The other issue I ran into was that if I tried a file larger than 1 GB, it failed with SQLITE_TOOBIG. Is it possible to increase the limit through go-sqlite3 and the database/sql interface? I found the Limit API, but it looks like that's not available through the database/sql interface.

I had missed this. The maximum size of a BLOB is 1,000,000,000. This can be raised at compile time to 2GB (adding SQLITE_MAX_LENGTH to sqlite_opt.h); you'd need to build a custom sqlite3.wasm, tough. The size can only be lowered at runtime, not raised. I could raise the default limit (although I'm weary of changing defaults), but I'm guessing for really large files, you might need to split them anyway. I'm sorry.

About APIs that are only available through the lower level API. If it's something you want to change for every new connection:

sqlite3.AutoExtension(func(c *sqlite3.Conn) error {
    // this runs whenever any database connection is opened
    return nil
})

Or:

db, err := driver.Open("file:test.db",
    func(c *sqlite3.Conn) error {
        // this runs whenever a connection to this database is opened
        return nil
    },
    func(c *sqlite3.Conn) error {
        // this runs before a connection to this database is closed
        return nil
    }
)

If it's something you want to do in a specific connection, at a specific moment:

conn, err := db.Conn(context.TODO())
if err != nil {
    log.Fatal(err)
}

err = conn.Raw(func(driverConn any) error {
    var c *sqlite3.Conn = driverConn.(driver.Conn).Raw()
    // we have a low level Conn, lets Backup
    return c.Backup("main", "backup.db")
})
if err != nil {
    log.Fatal(err)
}

ncruces commented 16 hours ago

So I finally ran this on Linux as well.

The WAL index takes around 2MB per 1GB of WAL file. So with a 1GB WAL, SQLite seems to manage fine with just 8MB: 2MB for the default page cache, 2MB for the WAL index, 1MB for the write buffer I'm allocating, the other 3MB are "overhead" (stack space, global variables, fragmentation, etc); seams reasonable, can't really fault it.

So the problem here seems to be:

huge transactions,
disabling auto checkpoints, and/or
Litestream not being timely about checkpointing the database.

When you put those 3 things together, yeah SQLite is going to consume unbounded memory (and my driver adds overhead by siloing each connection). [^1]

But WithMemoryLimitPages(256) (16MB per connection) should be OK for most apps running in low memory settings. I was able to write a 998MB BLOB with half as much as that.

Other than that I can only stress that if you disable auto checkpoints to make Litestream happy, you must run Litestream, and maybe tweak it to monitor the database more often: https://github.com/benbjohnson/litestream/issues/100. Wrapping each INSERT and SELECT writeblob pair in a transaction will also help (Litestream won't monitor in the middle of those and issue a checkpoint, like SQLite would).

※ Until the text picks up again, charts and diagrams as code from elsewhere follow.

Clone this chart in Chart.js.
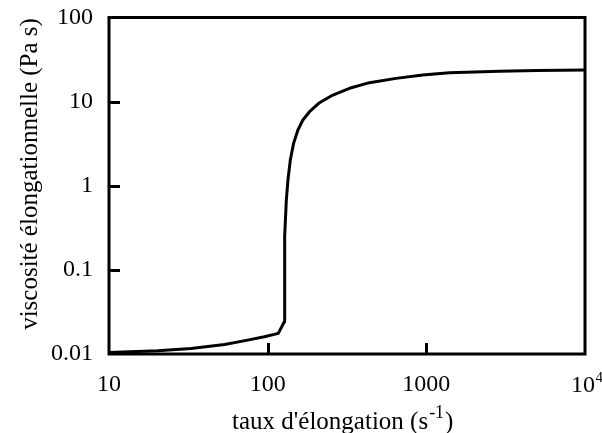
<!DOCTYPE html>
<html>
<head>
<meta charset="utf-8">
<script src="https://cdn.jsdelivr.net/npm/chart.js@4/dist/chart.umd.min.js"></script>
<style>
  html, body { margin: 0; padding: 0; background: #fff; }
  #wrap { width: 602px; height: 433px; }
</style>
</head>
<body>
<div id="wrap"><canvas id="viscoChart"></canvas></div>
<script>
// taux d'élongation (s-1) et viscosité élongationnelle (Pa s)
const strainRate = [10, 20.3, 32.9, 53.5, 74.8, 95.3, 116.7, 127.3, 128, 131.1, 134.2, 138.9, 145.7, 155.1, 166.7, 183.6, 212.3, 257.5, 328, 438, 644, 948, 1396, 2880, 5000, 10000];
const viscosity = [0.0104, 0.0109, 0.01166, 0.0130, 0.01462, 0.0160, 0.0176, 0.0242, 0.25, 0.676, 1.17, 2.02, 3.19, 4.60, 6.04, 7.59, 9.70, 11.98, 14.4, 16.8, 18.9, 20.7, 22.1, 22.9, 23.4, 23.8];
const xTicks = [10, 100, 1000, 10000];
const yTicks = [0.01, 0.1, 1, 10, 100];
const xTitle = "taux d'élongation (s";
const xTitleSup = '-1';
const yTitle = 'viscosité élongationnelle (Pa s)';

const serif = '"Liberation Serif", "Times New Roman", serif';

const framePlugin = {
    id: 'frame',
    afterDraw(chart) {
        const ctx = chart.ctx;
        const a = chart.chartArea;
        const xs = chart.scales.x, ys = chart.scales.y;
        ctx.save();
        ctx.strokeStyle = '#000';
        ctx.lineWidth = 3;
        ctx.strokeRect(a.left, a.top, a.right - a.left, a.bottom - a.top);
        // petites graduations vers l'intérieur
        ctx.beginPath();
        xTicks.slice(1, -1).forEach(v => {
            const px = Math.round(xs.getPixelForValue(v)) + 0.5;
            ctx.moveTo(px, a.bottom);
            ctx.lineTo(px, a.bottom - 11);
        });
        yTicks.slice(1, -1).forEach(v => {
            const py = Math.round(ys.getPixelForValue(v)) + 0.5;
            ctx.moveTo(a.left, py);
            ctx.lineTo(a.left + 11, py);
        });
        ctx.stroke();

        ctx.fillStyle = '#000';
        ctx.textBaseline = 'alphabetic';
        ctx.textAlign = 'left';
        // étiquette 10^4
        const px4 = xs.getPixelForValue(10000);
        ctx.font = '24px ' + serif;
        const w10 = ctx.measureText('10').width;
        ctx.fillText('10', px4 - 14, 392);
        ctx.font = '15px ' + serif;
        ctx.fillText('4', px4 - 14 + w10 + 0.5, 382);

        // titre axe x avec exposant
        ctx.font = '25px ' + serif;
        const wMain = ctx.measureText(xTitle).width;
        ctx.font = '18px ' + serif;
        const wSup = ctx.measureText(xTitleSup).width;
        const x0 = 232;
        ctx.font = '25px ' + serif;
        ctx.fillText(xTitle, x0, 429);
        ctx.font = '18px ' + serif;
        ctx.fillText(xTitleSup, x0 + wMain + 1, 418);
        ctx.font = '25px ' + serif;
        ctx.fillText(')', x0 + wMain + wSup + 2, 429);

        // titre axe y
        ctx.translate(37, 174);
        ctx.rotate(-Math.PI / 2);
        ctx.textAlign = 'center';
        ctx.fillText(yTitle, 0, 0);
        ctx.restore();
    }
};

document.addEventListener('DOMContentLoaded', () => {
    const ctx = document.getElementById('viscoChart').getContext('2d');
    new Chart(ctx, {
        type: 'line',
        data: {
            datasets: [{
                data: strainRate.map((x, i) => ({ x: x, y: viscosity[i] })),
                borderColor: '#000',
                borderWidth: 3,
                pointRadius: 0,
                tension: 0,
                borderJoinStyle: 'round',
                fill: false
            }]
        },
        options: {
            responsive: true,
            maintainAspectRatio: false,
            animation: false,
            layout: { padding: { top: 17.5, right: 17, left: 0, bottom: 0 } },
            plugins: { legend: { display: false }, tooltip: { enabled: false } },
            scales: {
                x: {
                    type: 'logarithmic',
                    min: 10,
                    max: 10000,
                    afterBuildTicks: s => { s.ticks = xTicks.map(v => ({ value: v })); },
                    afterFit: s => { s.height = 79; s.paddingLeft = 0; s.paddingRight = 0; },
                    grid: { display: false, drawTicks: false },
                    border: { display: false },
                    ticks: {
                        color: '#000',
                        font: { family: serif, size: 24 },
                        padding: 16,
                        maxRotation: 0,
                        autoSkip: false,
                        callback: v => v === 10000 ? '' : String(v)
                    }
                },
                y: {
                    type: 'logarithmic',
                    min: 0.01,
                    max: 100,
                    afterBuildTicks: s => { s.ticks = yTicks.map(v => ({ value: v })); },
                    afterFit: s => { s.width = 109; s.paddingTop = 0; s.paddingBottom = 0; },
                    grid: { display: false, drawTicks: false },
                    border: { display: false },
                    ticks: {
                        color: '#000',
                        font: { family: serif, size: 24 },
                        padding: 16,
                        autoSkip: false,
                        callback: v => String(v)
                    }
                }
            }
        },
        plugins: [framePlugin]
    });
});
</script>
</body>
</html>
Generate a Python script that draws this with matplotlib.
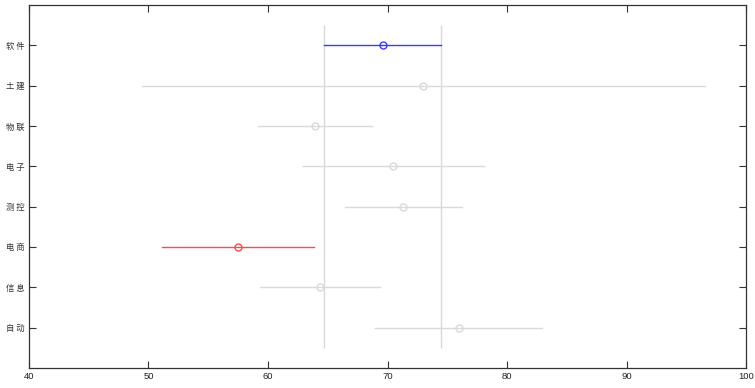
import matplotlib
matplotlib.use("Agg")
import matplotlib.pyplot as plt

plt.rcParams['font.family'] = ['Noto Sans CJK SC', 'DejaVu Sans']

categories = ['软件', '土建', '物联', '电子', '测控', '电商', '信息', '自动']
means = [69.62, 72.96, 63.96, 70.46, 71.30, 57.46, 64.32, 75.96]
lower = [64.69, 49.43, 59.19, 62.95, 66.44, 51.13, 59.36, 68.93]
upper = [74.48, 96.54, 68.73, 78.05, 76.20, 63.82, 69.35, 82.96]
colors = ['#3a3aff', '#d9d9d9', '#d9d9d9', '#d9d9d9', '#d9d9d9', '#ff4a4a', '#d9d9d9', '#d9d9d9']
xticks = [40, 50, 60, 70, 80, 90, 100]

fig = plt.figure(figsize=(7.55, 3.88), dpi=100)
ax = fig.add_axes([29/755, 20/388, 717/755, 363/388])

n = len(categories)
ys = list(range(1, n + 1))

# reference vertical lines at the selected group's interval
ax.vlines([lower[0], upper[0]], 0.5, n + 0.5, colors='#d9d9d9', linewidth=1, zorder=1)

for y, m, lo, hi, c in zip(ys, means, lower, upper, colors):
    z = 2 if c == '#d9d9d9' else 3
    ax.plot([lo, hi], [y, y], color=c, linewidth=1, zorder=z)
    ax.plot([m], [y], marker='o', markersize=5, markerfacecolor='none',
            markeredgecolor=c, markeredgewidth=1, linestyle='none', zorder=z)

ax.set_xlim(40, 100)
ax.set_ylim(n + 1, 0)
ax.set_xticks(xticks)
ax.set_xticklabels([str(t) for t in xticks], fontsize=6.8,
                   family=['Liberation Sans', 'DejaVu Sans'], color='#222222')
ax.set_yticks(ys)
ax.set_yticklabels([' '.join(c) for c in categories], fontsize=6, color='#333333')
ax.tick_params(direction='in', top=True, right=True, length=5, width=0.8, color='#333333', pad=3)
for s in ax.spines.values():
    s.set_color('#333333')
    s.set_linewidth(0.9)

fig.savefig('out.png', dpi=100)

[^1]: Little known fact: WAL is way more inefficient than rollback for writing this much new data to a database. But that's irrelevant since people want to use Litestream.

ncruces commented 15 hours ago

For BLOBs larger than SQLITE_MAX_LENGTH, I guess a CRUD library that handles chunking, etc, would be valuable.

I'm not sure I'm up to the task though.

mtlynch commented 15 hours ago

Okay, thanks for digging so deeply into this!

I'll experiment more with my sample program and PicoShare and see if I can get this working by breaking the BLOBs into chunks and using transactions.

Other than that I can only stress that if you disable auto checkpoints to make Litestream happy, you must run Litestream, and maybe tweak it to monitor the database more often: https://github.com/benbjohnson/litestream/issues/100. Wrapping each INSERT and SELECT writeblob pair in a transaction will also help (Litestream won't monitor in the middle of those and issue a checkpoint, like SQLite would).

That should be okay for PicoShare. Because it's not like an app where lots of users are interacting simultaneously and you can lose important data if you throw away the last minute of database writes. In the case of PicoShare, the worst that's probably going to happen is that you lose the last file you uploaded, which probably happened anyway if PicoShare crashed. Or maybe you lose a minute of analytics, but that's not a big deal either.

For BLOBs larger than SQLITE_MAX_LENGTH, I guess a CRUD library that handles chunking, etc, would be valuable.

I'm not sure I'm up to the task though.

Okay, that's fine. I've already implemented this for the mattn driver, so it should be pretty straightforward to modify it for your driver.

ncruces commented 12 hours ago

That should be okay for PicoShare. Because it's not like an app where lots of users are interacting simultaneously and you can lose important data if you throw away the last minute of database writes.

What I meant was, if auto checkpointing is disabled, with two transactions (one to reserve space for the BLOB, the other to write bytes to it) the WAL grows faster, and the index needs more memory.

Because Litestream will not check at the "right" time, and checkpoint the WAL.

With auto checkpoints, if the BLOB is big enough, SQLite decides the WAL grew too much and checkpoints between the transactions.

I'll close this for now as the discussion long outlived the original question.

I still fixed an important bug, improved wazero, did some BLOB improvements, and gained a contributor, so thanks!

Feel free to open more issues.